>> Start
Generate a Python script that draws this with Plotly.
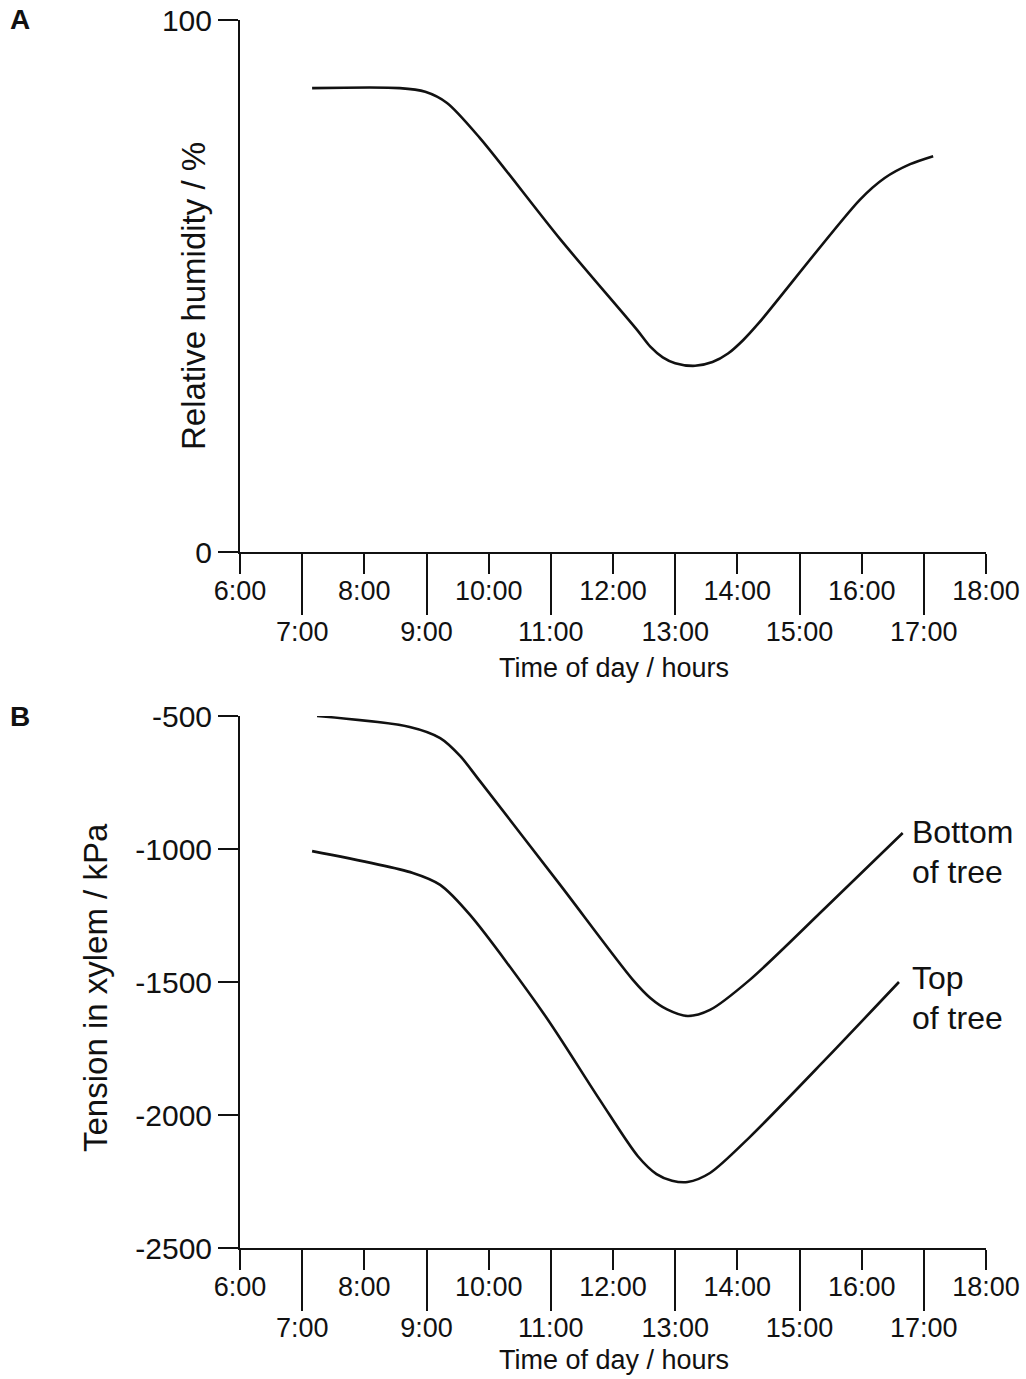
import plotly.graph_objects as go

W, H = 1026, 1379

# ---------- data ----------
hours_even = [6, 8, 10, 12, 14, 16, 18]
hours_odd = [7, 9, 11, 13, 15, 17]
labels_even = ["6:00", "8:00", "10:00", "12:00", "14:00", "16:00", "18:00"]
labels_odd = ["7:00", "9:00", "11:00", "13:00", "15:00", "17:00"]

rh_hours = [7.16, 8.57, 8.98, 9.33, 9.86, 11.15, 12.39, 12.6, 12.8, 13.0, 13.32,
            13.6, 13.85, 14.1, 14.35, 15.97, 16.37, 16.78, 17.15]
rh_values = [87.2, 87.2, 86.5, 84.4, 77.8, 58.8, 41.7, 38.6, 36.6, 35.5, 35.0,
             35.7, 37.3, 39.9, 43.1, 66.2, 70.3, 72.9, 74.4]

bottom_hours = [7.24, 8.73, 9.22, 9.54, 9.86, 11.15, 12.32, 12.6, 12.87, 13.2,
                13.56, 14.2, 15.43, 16.66]
bottom_kpa = [-500, -541, -583, -650, -745, -1135, -1492, -1560, -1603, -1628,
              -1605, -1492, -1218, -940]

top_hours = [7.16, 8.78, 9.22, 9.7, 10.9, 11.79, 12.4, 12.7, 12.95, 13.2,
             13.56, 14.2, 15.41, 16.6]
top_kpa = [-1008, -1090, -1135, -1248, -1624, -1944, -2155, -2222, -2247, -2252,
           -2218, -2083, -1793, -1500]

rh_ticks = [0, 100]
kpa_ticks = [-500, -1000, -1500, -2000, -2500]

# ---------- layout helpers ----------
FONT = "Liberation Sans, Arial, sans-serif"
BLACK = "#111111"

def px_x(x):
    return x / W

def px_y(y):
    return 1 - y / H

xdom = [px_x(240), px_x(986)]
ydomA = [px_y(552), px_y(20)]
ydomB = [px_y(1248), px_y(716)]

fig = go.Figure()

line = dict(color=BLACK, width=2.6, shape="spline", smoothing=0.8)
fig.add_trace(go.Scatter(x=rh_hours, y=rh_values, mode="lines", line=line,
                         xaxis="x", yaxis="y", showlegend=False))
fig.add_trace(go.Scatter(x=bottom_hours, y=bottom_kpa, mode="lines", line=line,
                         xaxis="x2", yaxis="y2", showlegend=False))
fig.add_trace(go.Scatter(x=top_hours, y=top_kpa, mode="lines", line=line,
                         xaxis="x2", yaxis="y2", showlegend=False))

xtick_font = dict(family=FONT, size=27, color=BLACK)
ytick_font = dict(family=FONT, size=30, color=BLACK)

def even_axis(anchor):
    return dict(domain=xdom, range=[6, 18], anchor=anchor, automargin=False,
                tickmode="array", tickvals=hours_even, ticktext=labels_even,
                ticks="outside", ticklen=20, tickwidth=2, tickcolor=BLACK,
                ticklabelstandoff=-6,
                showline=True, linewidth=2, linecolor=BLACK,
                showgrid=False, zeroline=False, tickfont=xtick_font,
                fixedrange=True)

def odd_axis(anchor, over):
    return dict(domain=xdom, range=[6, 18], anchor=anchor, overlaying=over,
                automargin=False,
                tickmode="array", tickvals=hours_odd, ticktext=labels_odd,
                ticks="outside", ticklen=62, tickwidth=2, tickcolor=BLACK,
                ticklabelstandoff=-6,
                showline=False, showgrid=False, zeroline=False,
                tickfont=xtick_font, fixedrange=True)

def y_axis(dom, rng, vals, anchor):
    return dict(domain=dom, range=rng, anchor=anchor, automargin=False,
                tickmode="array", tickvals=vals, ticktext=[str(v) for v in vals],
                ticks="outside", ticklen=20, tickwidth=2, tickcolor=BLACK,
                showline=True, linewidth=2, linecolor=BLACK,
                showgrid=False, zeroline=False, tickfont=ytick_font,
                fixedrange=True)

fig.update_layout(
    width=W, height=H,
    margin=dict(l=0, r=0, t=0, b=0, autoexpand=False),
    paper_bgcolor="white", plot_bgcolor="white",
    font=dict(family=FONT, color=BLACK),
    hovermode=False,
    xaxis=even_axis("y"),
    xaxis3=odd_axis("y", "x"),
    yaxis=y_axis(ydomA, [0, 100], rh_ticks, "x"),
    xaxis2=even_axis("y2"),
    xaxis4=odd_axis("y2", "x2"),
    yaxis2=y_axis(ydomB, [-2500, -500], kpa_ticks, "x2"),
)

# invisible traces so the overlay axes are drawn
fig.add_trace(go.Scatter(x=[6], y=[0], mode="markers", marker=dict(opacity=0),
                         xaxis="x3", yaxis="y", showlegend=False, hoverinfo="skip"))
fig.add_trace(go.Scatter(x=[6], y=[-2500], mode="markers", marker=dict(opacity=0),
                         xaxis="x4", yaxis="y2", showlegend=False, hoverinfo="skip"))

def ann(text, x, y, size, xanchor="center", yanchor="middle", angle=0, bold=False):
    fig.add_annotation(text=f"<b>{text}</b>" if bold else text,
                       x=px_x(x), y=px_y(y), xref="paper", yref="paper",
                       xanchor=xanchor, yanchor=yanchor, textangle=angle,
                       showarrow=False,
                       font=dict(family=FONT, size=size, color=BLACK))

ann("A", 8, 20, 28, xanchor="left", bold=True)
ann("B", 8, 716, 28, xanchor="left", bold=True)
ann("Relative humidity / %", 193, 296, 33, angle=-90)
ann("Tension in xylem / kPa", 95, 988, 33, angle=-90)
ann("Time of day / hours", 614, 668, 27)
ann("Time of day / hours", 614, 1360, 27)
ann("Bottom", 910, 832, 32, xanchor="left")
ann("of tree", 910, 872, 32, xanchor="left")
ann("Top", 910, 978, 32, xanchor="left")
ann("of tree", 910, 1018, 32, xanchor="left")

fig.write_html(
    "out.html",
    config={"displayModeBar": False, "staticPlot": True},
    post_script="document.documentElement.style.margin='0';"
                "document.body.style.margin='0';"
                "document.body.style.padding='0';"
                "document.body.style.overflow='hidden';",
)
>> End
**Stated problem**
Write out the listing above again, exactly, but with no pictures in the copy.

**Exercise result**
Generate a Python script that draws this with Plotly.
import plotly.graph_objects as go

W, H = 1026, 1379

# ---------- data ----------
hours_even = [6, 8, 10, 12, 14, 16, 18]
hours_odd = [7, 9, 11, 13, 15, 17]
labels_even = ["6:00", "8:00", "10:00", "12:00", "14:00", "16:00", "18:00"]
labels_odd = ["7:00", "9:00", "11:00", "13:00", "15:00", "17:00"]

rh_hours = [7.16, 8.57, 8.98, 9.33, 9.86, 11.15, 12.39, 12.6, 12.8, 13.0, 13.32,
            13.6, 13.85, 14.1, 14.35, 15.97, 16.37, 16.78, 17.15]
rh_values = [87.2, 87.2, 86.5, 84.4, 77.8, 58.8, 41.7, 38.6, 36.6, 35.5, 35.0,
             35.7, 37.3, 39.9, 43.1, 66.2, 70.3, 72.9, 74.4]

bottom_hours = [7.24, 8.73, 9.22, 9.54, 9.86, 11.15, 12.32, 12.6, 12.87, 13.2,
                13.56, 14.2, 15.43, 16.66]
bottom_kpa = [-500, -541, -583, -650, -745, -1135, -1492, -1560, -1603, -1628,
              -1605, -1492, -1218, -940]

top_hours = [7.16, 8.78, 9.22, 9.7, 10.9, 11.79, 12.4, 12.7, 12.95, 13.2,
             13.56, 14.2, 15.41, 16.6]
top_kpa = [-1008, -1090, -1135, -1248, -1624, -1944, -2155, -2222, -2247, -2252,
           -2218, -2083, -1793, -1500]

rh_ticks = [0, 100]
kpa_ticks = [-500, -1000, -1500, -2000, -2500]

# ---------- layout helpers ----------
FONT = "Liberation Sans, Arial, sans-serif"
BLACK = "#111111"

def px_x(x):
    return x / W

def px_y(y):
    return 1 - y / H

xdom = [px_x(240), px_x(986)]
ydomA = [px_y(552), px_y(20)]
ydomB = [px_y(1248), px_y(716)]

fig = go.Figure()

line = dict(color=BLACK, width=2.6, shape="spline", smoothing=0.8)
fig.add_trace(go.Scatter(x=rh_hours, y=rh_values, mode="lines", line=line,
                         xaxis="x", yaxis="y", showlegend=False))
fig.add_trace(go.Scatter(x=bottom_hours, y=bottom_kpa, mode="lines", line=line,
                         xaxis="x2", yaxis="y2", showlegend=False))
fig.add_trace(go.Scatter(x=top_hours, y=top_kpa, mode="lines", line=line,
                         xaxis="x2", yaxis="y2", showlegend=False))

xtick_font = dict(family=FONT, size=27, color=BLACK)
ytick_font = dict(family=FONT, size=30, color=BLACK)

def even_axis(anchor):
    return dict(domain=xdom, range=[6, 18], anchor=anchor, automargin=False,
                tickmode="array", tickvals=hours_even, ticktext=labels_even,
                ticks="outside", ticklen=20, tickwidth=2, tickcolor=BLACK,
                ticklabelstandoff=-6,
                showline=True, linewidth=2, linecolor=BLACK,
                showgrid=False, zeroline=False, tickfont=xtick_font,
                fixedrange=True)

def odd_axis(anchor, over):
    return dict(domain=xdom, range=[6, 18], anchor=anchor, overlaying=over,
                automargin=False,
                tickmode="array", tickvals=hours_odd, ticktext=labels_odd,
                ticks="outside", ticklen=62, tickwidth=2, tickcolor=BLACK,
                ticklabelstandoff=-6,
                showline=False, showgrid=False, zeroline=False,
                tickfont=xtick_font, fixedrange=True)

def y_axis(dom, rng, vals, anchor):
    return dict(domain=dom, range=rng, anchor=anchor, automargin=False,
                tickmode="array", tickvals=vals, ticktext=[str(v) for v in vals],
                ticks="outside", ticklen=20, tickwidth=2, tickcolor=BLACK,
                showline=True, linewidth=2, linecolor=BLACK,
                showgrid=False, zeroline=False, tickfont=ytick_font,
                fixedrange=True)

fig.update_layout(
    width=W, height=H,
    margin=dict(l=0, r=0, t=0, b=0, autoexpand=False),
    paper_bgcolor="white", plot_bgcolor="white",
    font=dict(family=FONT, color=BLACK),
    hovermode=False,
    xaxis=even_axis("y"),
    xaxis3=odd_axis("y", "x"),
    yaxis=y_axis(ydomA, [0, 100], rh_ticks, "x"),
    xaxis2=even_axis("y2"),
    xaxis4=odd_axis("y2", "x2"),
    yaxis2=y_axis(ydomB, [-2500, -500], kpa_ticks, "x2"),
)

# invisible traces so the overlay axes are drawn
fig.add_trace(go.Scatter(x=[6], y=[0], mode="markers", marker=dict(opacity=0),
                         xaxis="x3", yaxis="y", showlegend=False, hoverinfo="skip"))
fig.add_trace(go.Scatter(x=[6], y=[-2500], mode="markers", marker=dict(opacity=0),
                         xaxis="x4", yaxis="y2", showlegend=False, hoverinfo="skip"))

def ann(text, x, y, size, xanchor="center", yanchor="middle", angle=0, bold=False):
    fig.add_annotation(text=f"<b>{text}</b>" if bold else text,
                       x=px_x(x), y=px_y(y), xref="paper", yref="paper",
                       xanchor=xanchor, yanchor=yanchor, textangle=angle,
                       showarrow=False,
                       font=dict(family=FONT, size=size, color=BLACK))

ann("A", 8, 20, 28, xanchor="left", bold=True)
ann("B", 8, 716, 28, xanchor="left", bold=True)
ann("Relative humidity / %", 193, 296, 33, angle=-90)
ann("Tension in xylem / kPa", 95, 988, 33, angle=-90)
ann("Time of day / hours", 614, 668, 27)
ann("Time of day / hours", 614, 1360, 27)
ann("Bottom", 910, 832, 32, xanchor="left")
ann("of tree", 910, 872, 32, xanchor="left")
ann("Top", 910, 978, 32, xanchor="left")
ann("of tree", 910, 1018, 32, xanchor="left")

fig.write_html(
    "out.html",
    config={"displayModeBar": False, "staticPlot": True},
    post_script="document.documentElement.style.margin='0';"
                "document.body.style.margin='0';"
                "document.body.style.padding='0';"
                "document.body.style.overflow='hidden';",
)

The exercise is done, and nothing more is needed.